:: INFORMATION SUPPLIED ::
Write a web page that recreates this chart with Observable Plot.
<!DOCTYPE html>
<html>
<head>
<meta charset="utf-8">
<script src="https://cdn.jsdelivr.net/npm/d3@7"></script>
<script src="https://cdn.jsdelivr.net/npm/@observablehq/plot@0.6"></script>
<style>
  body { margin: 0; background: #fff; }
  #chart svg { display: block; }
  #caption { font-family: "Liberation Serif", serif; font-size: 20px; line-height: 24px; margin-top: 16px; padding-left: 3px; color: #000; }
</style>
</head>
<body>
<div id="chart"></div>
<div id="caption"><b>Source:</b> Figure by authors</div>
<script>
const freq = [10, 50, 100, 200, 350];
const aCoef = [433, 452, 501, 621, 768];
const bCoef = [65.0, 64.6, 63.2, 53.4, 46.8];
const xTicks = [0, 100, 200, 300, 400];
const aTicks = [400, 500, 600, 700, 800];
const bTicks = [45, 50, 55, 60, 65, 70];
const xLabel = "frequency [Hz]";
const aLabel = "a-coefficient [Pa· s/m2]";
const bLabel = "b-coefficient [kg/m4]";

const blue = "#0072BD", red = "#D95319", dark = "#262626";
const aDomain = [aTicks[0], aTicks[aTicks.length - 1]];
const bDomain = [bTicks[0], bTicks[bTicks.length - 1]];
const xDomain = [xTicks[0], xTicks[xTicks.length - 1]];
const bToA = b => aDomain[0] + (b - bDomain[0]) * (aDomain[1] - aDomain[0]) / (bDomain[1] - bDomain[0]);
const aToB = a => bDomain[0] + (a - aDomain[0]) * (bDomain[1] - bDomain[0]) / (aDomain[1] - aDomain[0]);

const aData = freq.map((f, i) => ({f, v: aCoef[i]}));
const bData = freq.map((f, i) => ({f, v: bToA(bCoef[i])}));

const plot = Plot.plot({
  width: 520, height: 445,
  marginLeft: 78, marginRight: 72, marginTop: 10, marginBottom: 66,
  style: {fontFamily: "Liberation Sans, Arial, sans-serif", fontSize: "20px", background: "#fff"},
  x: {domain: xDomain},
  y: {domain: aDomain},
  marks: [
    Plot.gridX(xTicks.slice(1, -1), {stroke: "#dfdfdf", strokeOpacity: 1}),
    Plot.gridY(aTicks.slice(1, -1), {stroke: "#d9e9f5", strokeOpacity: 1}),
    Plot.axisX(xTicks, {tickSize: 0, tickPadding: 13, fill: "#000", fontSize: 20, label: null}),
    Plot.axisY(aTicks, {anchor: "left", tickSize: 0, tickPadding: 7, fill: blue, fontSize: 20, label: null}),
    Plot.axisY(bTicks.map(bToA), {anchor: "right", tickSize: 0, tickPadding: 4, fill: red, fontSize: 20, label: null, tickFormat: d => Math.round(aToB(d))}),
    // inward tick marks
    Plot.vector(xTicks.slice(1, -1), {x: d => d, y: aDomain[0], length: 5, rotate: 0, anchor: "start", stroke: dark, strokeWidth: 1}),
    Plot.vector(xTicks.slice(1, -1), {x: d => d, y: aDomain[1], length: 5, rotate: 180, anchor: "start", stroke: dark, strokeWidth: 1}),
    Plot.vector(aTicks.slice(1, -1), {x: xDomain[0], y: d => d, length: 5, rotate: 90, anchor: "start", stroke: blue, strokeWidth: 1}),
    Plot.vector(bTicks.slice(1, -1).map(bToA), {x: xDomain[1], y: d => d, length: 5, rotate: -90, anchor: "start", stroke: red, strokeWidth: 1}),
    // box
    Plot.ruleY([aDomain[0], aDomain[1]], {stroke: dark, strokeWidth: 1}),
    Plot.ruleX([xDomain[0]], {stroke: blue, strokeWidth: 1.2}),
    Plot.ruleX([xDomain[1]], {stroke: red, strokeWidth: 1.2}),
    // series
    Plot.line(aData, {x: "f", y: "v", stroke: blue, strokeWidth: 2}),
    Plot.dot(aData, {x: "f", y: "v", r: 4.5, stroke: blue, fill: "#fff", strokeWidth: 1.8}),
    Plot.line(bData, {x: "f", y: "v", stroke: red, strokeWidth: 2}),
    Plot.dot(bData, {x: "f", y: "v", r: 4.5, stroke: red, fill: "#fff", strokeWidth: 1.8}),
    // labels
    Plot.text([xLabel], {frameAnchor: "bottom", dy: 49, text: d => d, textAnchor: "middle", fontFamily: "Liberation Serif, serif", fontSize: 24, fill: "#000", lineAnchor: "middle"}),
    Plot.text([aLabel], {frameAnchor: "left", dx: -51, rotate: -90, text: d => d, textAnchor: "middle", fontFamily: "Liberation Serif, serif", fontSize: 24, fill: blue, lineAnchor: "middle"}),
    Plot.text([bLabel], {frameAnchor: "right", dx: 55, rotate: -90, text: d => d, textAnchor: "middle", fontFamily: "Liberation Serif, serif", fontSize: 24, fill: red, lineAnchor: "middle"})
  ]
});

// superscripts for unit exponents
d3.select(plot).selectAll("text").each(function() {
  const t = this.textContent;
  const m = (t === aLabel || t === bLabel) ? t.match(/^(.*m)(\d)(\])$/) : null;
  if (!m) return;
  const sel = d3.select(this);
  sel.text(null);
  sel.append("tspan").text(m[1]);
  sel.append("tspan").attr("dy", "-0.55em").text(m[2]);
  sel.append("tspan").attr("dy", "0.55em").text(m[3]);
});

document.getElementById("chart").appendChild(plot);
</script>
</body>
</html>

:: THE EXERCISE ::
Set down verbatim only the lines between the start of the data above and the line with "const bData = freq.map((f, i)", both boundaries included.

:: SOLUTION TO THIS PROBLEM ::
Write a web page that recreates this chart with Observable Plot.
<!DOCTYPE html>
<html>
<head>
<meta charset="utf-8">
<script src="https://cdn.jsdelivr.net/npm/d3@7"></script>
<script src="https://cdn.jsdelivr.net/npm/@observablehq/plot@0.6"></script>
<style>
  body { margin: 0; background: #fff; }
  #chart svg { display: block; }
  #caption { font-family: "Liberation Serif", serif; font-size: 20px; line-height: 24px; margin-top: 16px; padding-left: 3px; color: #000; }
</style>
</head>
<body>
<div id="chart"></div>
<div id="caption"><b>Source:</b> Figure by authors</div>
<script>
const freq = [10, 50, 100, 200, 350];
const aCoef = [433, 452, 501, 621, 768];
const bCoef = [65.0, 64.6, 63.2, 53.4, 46.8];
const xTicks = [0, 100, 200, 300, 400];
const aTicks = [400, 500, 600, 700, 800];
const bTicks = [45, 50, 55, 60, 65, 70];
const xLabel = "frequency [Hz]";
const aLabel = "a-coefficient [Pa· s/m2]";
const bLabel = "b-coefficient [kg/m4]";

const blue = "#0072BD", red = "#D95319", dark = "#262626";
const aDomain = [aTicks[0], aTicks[aTicks.length - 1]];
const bDomain = [bTicks[0], bTicks[bTicks.length - 1]];
const xDomain = [xTicks[0], xTicks[xTicks.length - 1]];
const bToA = b => aDomain[0] + (b - bDomain[0]) * (aDomain[1] - aDomain[0]) / (bDomain[1] - bDomain[0]);
const aToB = a => bDomain[0] + (a - aDomain[0]) * (bDomain[1] - bDomain[0]) / (aDomain[1] - aDomain[0]);

const aData = freq.map((f, i) => ({f, v: aCoef[i]}));
const bData = freq.map((f, i) => ({f, v: bToA(bCoef[i])}));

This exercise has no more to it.